◆ Given instruction ◆
From the entries below, reproduce exactly the lines from the one with "Convert this chart to Bokeh code." through the one with "from bokeh.resources import INLINE", both included, without images.

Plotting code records
((
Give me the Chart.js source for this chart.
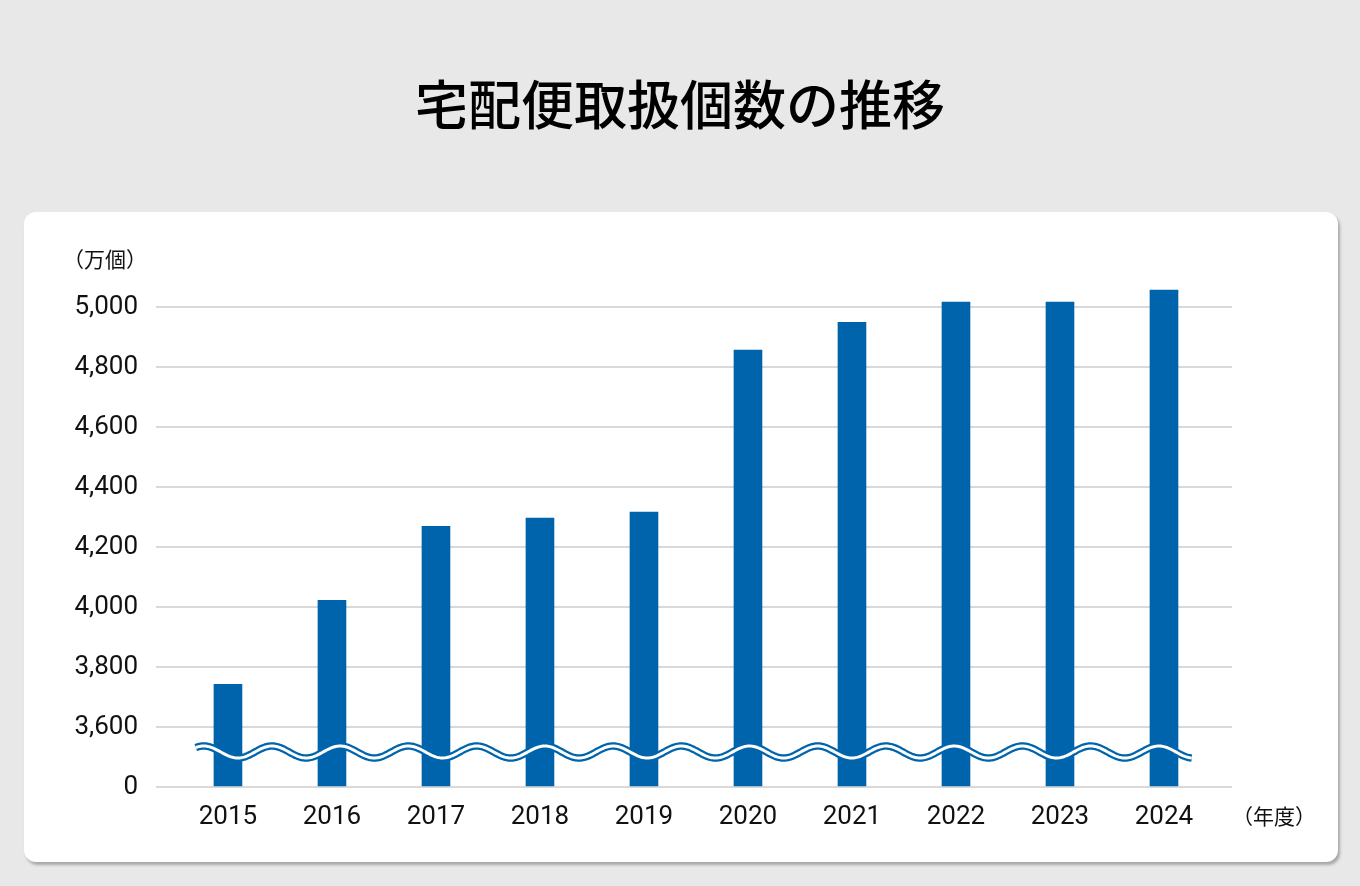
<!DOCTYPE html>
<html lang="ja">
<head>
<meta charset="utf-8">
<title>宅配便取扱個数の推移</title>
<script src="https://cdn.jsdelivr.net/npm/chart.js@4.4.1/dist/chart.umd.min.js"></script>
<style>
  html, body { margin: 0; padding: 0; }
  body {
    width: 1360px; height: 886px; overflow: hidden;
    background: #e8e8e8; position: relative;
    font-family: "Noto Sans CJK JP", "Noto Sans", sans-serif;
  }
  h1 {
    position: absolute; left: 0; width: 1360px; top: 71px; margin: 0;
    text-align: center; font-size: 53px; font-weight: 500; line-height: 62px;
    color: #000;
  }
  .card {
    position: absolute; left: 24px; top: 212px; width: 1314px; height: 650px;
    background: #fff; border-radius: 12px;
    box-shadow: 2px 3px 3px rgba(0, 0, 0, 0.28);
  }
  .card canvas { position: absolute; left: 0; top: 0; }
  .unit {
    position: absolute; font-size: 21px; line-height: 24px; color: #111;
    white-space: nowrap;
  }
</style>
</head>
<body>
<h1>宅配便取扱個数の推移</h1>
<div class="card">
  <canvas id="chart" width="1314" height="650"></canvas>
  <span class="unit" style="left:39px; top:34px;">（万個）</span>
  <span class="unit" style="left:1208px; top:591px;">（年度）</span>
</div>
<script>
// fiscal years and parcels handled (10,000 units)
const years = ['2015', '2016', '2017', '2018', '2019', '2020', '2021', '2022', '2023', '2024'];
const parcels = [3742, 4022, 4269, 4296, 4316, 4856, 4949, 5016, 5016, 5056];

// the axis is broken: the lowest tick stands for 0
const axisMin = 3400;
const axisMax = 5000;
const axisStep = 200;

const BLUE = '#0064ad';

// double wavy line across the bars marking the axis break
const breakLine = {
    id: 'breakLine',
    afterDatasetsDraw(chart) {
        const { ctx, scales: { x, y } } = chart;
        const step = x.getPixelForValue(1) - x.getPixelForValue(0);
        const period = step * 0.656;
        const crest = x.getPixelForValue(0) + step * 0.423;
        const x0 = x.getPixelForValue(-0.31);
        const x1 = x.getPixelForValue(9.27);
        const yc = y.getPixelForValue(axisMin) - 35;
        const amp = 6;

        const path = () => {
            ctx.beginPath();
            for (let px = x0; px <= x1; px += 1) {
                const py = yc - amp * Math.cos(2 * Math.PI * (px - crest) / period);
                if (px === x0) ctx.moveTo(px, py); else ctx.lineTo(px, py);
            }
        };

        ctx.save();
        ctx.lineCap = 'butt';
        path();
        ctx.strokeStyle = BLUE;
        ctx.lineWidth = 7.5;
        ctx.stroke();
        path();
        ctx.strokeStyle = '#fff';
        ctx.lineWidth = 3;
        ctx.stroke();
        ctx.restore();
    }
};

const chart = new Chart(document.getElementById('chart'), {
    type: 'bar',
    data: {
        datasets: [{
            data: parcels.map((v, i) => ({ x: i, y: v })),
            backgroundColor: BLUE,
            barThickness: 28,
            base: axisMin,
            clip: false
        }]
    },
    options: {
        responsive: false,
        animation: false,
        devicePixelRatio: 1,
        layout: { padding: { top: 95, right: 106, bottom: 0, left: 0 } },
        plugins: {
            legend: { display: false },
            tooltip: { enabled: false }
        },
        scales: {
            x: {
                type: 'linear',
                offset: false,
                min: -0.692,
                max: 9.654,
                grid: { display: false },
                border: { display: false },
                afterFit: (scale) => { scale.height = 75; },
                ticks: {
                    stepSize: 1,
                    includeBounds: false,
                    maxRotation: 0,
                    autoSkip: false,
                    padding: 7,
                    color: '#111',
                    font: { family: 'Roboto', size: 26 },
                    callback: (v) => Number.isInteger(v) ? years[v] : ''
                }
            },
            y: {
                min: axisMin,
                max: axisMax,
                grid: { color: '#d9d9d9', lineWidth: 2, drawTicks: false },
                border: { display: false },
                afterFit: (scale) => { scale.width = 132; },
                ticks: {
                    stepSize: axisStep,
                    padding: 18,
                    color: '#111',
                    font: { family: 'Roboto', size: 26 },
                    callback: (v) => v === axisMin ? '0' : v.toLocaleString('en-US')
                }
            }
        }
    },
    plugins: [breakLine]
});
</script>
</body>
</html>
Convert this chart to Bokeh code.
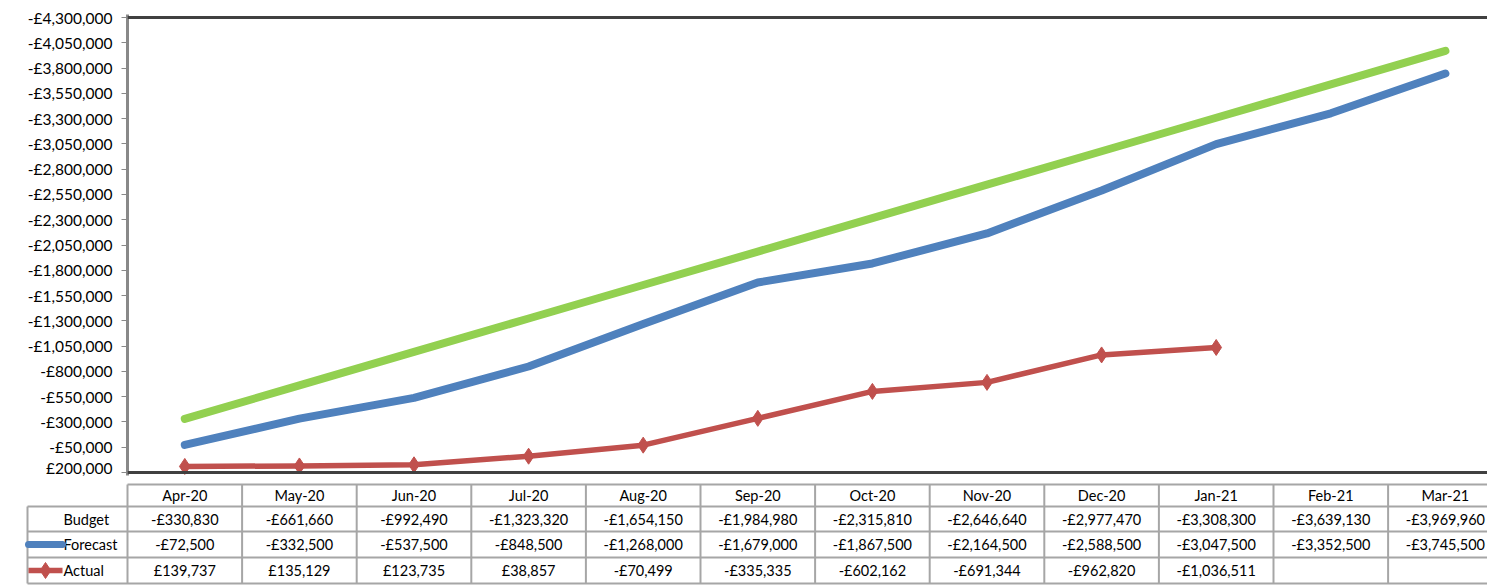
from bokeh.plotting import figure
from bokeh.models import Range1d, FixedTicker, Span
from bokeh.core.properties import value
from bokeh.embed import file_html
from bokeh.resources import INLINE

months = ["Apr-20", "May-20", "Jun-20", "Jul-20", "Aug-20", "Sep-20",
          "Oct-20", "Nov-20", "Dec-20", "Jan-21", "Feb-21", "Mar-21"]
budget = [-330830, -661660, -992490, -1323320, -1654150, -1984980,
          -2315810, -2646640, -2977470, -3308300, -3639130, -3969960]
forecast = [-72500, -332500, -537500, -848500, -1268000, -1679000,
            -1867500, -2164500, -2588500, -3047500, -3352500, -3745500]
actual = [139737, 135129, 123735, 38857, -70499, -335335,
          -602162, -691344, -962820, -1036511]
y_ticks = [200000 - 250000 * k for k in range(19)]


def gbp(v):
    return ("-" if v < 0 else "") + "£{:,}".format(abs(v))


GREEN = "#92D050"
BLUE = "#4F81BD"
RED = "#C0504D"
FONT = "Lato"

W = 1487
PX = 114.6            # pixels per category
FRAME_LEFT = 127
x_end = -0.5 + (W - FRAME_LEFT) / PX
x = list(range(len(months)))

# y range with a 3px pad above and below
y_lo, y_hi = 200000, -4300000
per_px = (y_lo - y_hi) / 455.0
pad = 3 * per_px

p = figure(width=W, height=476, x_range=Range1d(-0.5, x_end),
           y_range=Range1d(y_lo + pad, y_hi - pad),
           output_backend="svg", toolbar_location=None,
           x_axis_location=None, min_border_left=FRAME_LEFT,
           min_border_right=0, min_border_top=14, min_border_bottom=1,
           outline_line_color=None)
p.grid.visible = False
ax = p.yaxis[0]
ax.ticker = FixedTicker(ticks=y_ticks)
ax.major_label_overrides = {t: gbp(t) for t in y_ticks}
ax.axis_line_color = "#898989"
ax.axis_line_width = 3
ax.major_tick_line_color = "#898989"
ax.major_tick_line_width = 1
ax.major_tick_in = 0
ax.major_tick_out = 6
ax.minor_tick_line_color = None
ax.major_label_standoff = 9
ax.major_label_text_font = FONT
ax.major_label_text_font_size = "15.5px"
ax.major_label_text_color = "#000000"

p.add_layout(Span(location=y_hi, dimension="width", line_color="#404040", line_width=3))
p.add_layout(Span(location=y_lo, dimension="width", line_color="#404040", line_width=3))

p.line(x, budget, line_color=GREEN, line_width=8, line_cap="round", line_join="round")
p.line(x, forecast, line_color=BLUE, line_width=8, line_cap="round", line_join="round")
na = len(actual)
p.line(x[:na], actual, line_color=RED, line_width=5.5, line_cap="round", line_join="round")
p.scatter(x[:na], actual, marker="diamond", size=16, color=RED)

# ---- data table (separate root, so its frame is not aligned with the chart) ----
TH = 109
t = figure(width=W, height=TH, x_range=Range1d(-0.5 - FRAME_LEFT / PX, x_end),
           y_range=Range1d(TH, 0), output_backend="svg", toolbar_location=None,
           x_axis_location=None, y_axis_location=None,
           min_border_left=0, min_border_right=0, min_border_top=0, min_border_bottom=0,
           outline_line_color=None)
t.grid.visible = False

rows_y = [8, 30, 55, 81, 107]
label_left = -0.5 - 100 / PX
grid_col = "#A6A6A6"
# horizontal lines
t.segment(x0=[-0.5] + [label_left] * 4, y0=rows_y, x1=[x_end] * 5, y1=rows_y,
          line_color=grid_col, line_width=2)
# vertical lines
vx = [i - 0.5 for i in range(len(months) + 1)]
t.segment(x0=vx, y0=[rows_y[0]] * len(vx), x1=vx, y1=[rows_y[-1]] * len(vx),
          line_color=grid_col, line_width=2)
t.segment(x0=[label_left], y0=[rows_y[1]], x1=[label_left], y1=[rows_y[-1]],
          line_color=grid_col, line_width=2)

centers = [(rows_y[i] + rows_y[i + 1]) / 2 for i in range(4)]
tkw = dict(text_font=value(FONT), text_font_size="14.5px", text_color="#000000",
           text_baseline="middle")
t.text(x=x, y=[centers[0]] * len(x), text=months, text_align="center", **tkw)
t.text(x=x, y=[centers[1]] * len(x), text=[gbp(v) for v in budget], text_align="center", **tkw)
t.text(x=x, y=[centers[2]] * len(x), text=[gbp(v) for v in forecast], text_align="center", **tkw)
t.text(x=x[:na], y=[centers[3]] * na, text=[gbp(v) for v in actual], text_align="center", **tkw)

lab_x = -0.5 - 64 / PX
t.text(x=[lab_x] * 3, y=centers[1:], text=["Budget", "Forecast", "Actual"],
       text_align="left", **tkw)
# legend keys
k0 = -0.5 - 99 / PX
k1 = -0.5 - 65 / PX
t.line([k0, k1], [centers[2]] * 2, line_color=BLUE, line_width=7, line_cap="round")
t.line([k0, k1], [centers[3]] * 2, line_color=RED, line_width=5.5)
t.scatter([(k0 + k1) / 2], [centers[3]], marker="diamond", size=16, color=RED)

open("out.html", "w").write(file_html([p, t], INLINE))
))
◆ Task response ◆
Convert this chart to Bokeh code.
from bokeh.plotting import figure
from bokeh.models import Range1d, FixedTicker, Span
from bokeh.core.properties import value
from bokeh.embed import file_html
from bokeh.resources import INLINE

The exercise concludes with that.